● Problem description:
Write out the listing, please, but only from its first line through the line containing "y_ticks = [0, 25, 50, 75, 100]", exactly as given and without pictures.

(Rows from a dataset of charts and code)
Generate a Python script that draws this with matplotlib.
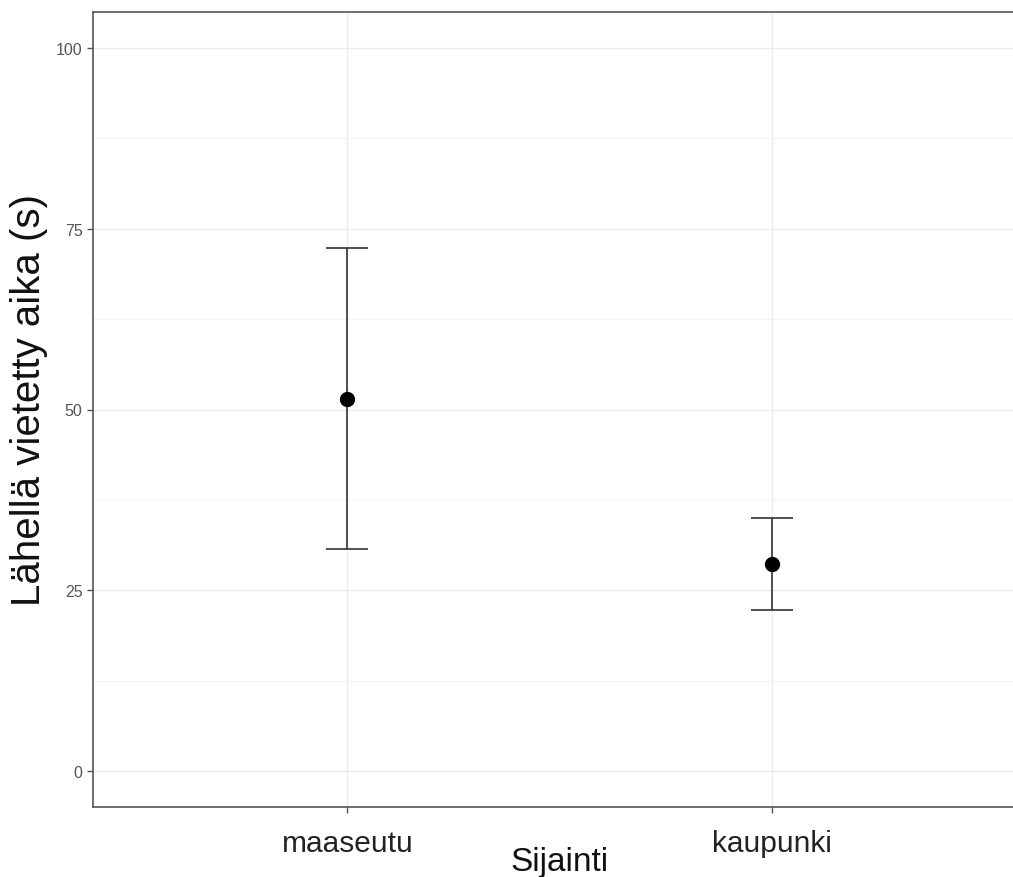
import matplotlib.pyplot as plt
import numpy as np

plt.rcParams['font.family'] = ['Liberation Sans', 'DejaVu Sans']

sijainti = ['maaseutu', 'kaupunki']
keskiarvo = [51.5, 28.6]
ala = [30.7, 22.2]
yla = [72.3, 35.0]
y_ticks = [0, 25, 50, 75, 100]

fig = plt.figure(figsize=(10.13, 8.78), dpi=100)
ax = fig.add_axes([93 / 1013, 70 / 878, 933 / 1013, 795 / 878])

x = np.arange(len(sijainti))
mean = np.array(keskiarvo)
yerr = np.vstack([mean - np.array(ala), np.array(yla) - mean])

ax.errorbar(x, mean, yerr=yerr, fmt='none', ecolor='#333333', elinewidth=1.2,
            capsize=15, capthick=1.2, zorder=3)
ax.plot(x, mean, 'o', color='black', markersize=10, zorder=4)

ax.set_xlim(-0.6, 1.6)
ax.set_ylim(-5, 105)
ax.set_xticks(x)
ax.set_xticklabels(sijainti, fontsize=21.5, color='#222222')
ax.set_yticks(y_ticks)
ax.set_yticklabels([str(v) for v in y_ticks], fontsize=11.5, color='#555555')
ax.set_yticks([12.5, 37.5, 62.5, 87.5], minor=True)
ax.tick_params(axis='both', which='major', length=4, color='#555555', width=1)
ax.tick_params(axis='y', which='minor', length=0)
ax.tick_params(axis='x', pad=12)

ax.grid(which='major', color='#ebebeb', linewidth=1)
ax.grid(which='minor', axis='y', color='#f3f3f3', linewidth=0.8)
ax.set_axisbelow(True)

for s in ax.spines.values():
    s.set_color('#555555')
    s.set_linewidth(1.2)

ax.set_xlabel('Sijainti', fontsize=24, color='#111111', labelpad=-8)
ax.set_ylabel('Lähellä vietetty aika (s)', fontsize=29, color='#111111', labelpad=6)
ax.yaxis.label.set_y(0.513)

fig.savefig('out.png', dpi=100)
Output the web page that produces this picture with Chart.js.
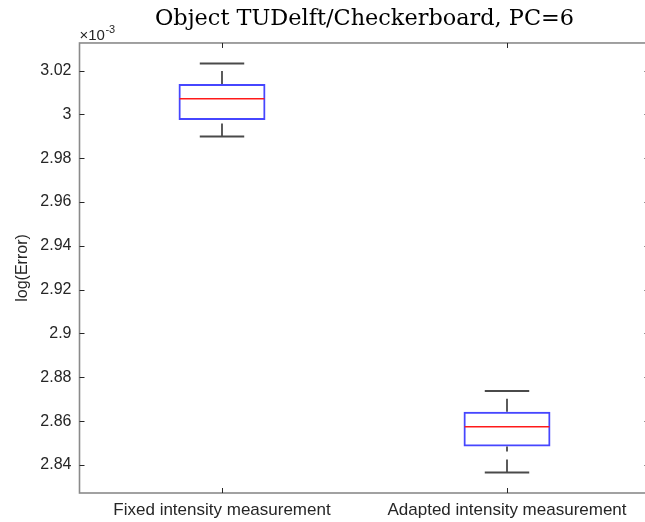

● Reply:
Generate a Python script that draws this with matplotlib.
import matplotlib.pyplot as plt
import numpy as np

plt.rcParams['font.family'] = ['Liberation Sans', 'DejaVu Sans']

sijainti = ['maaseutu', 'kaupunki']
keskiarvo = [51.5, 28.6]
ala = [30.7, 22.2]
yla = [72.3, 35.0]
y_ticks = [0, 25, 50, 75, 100]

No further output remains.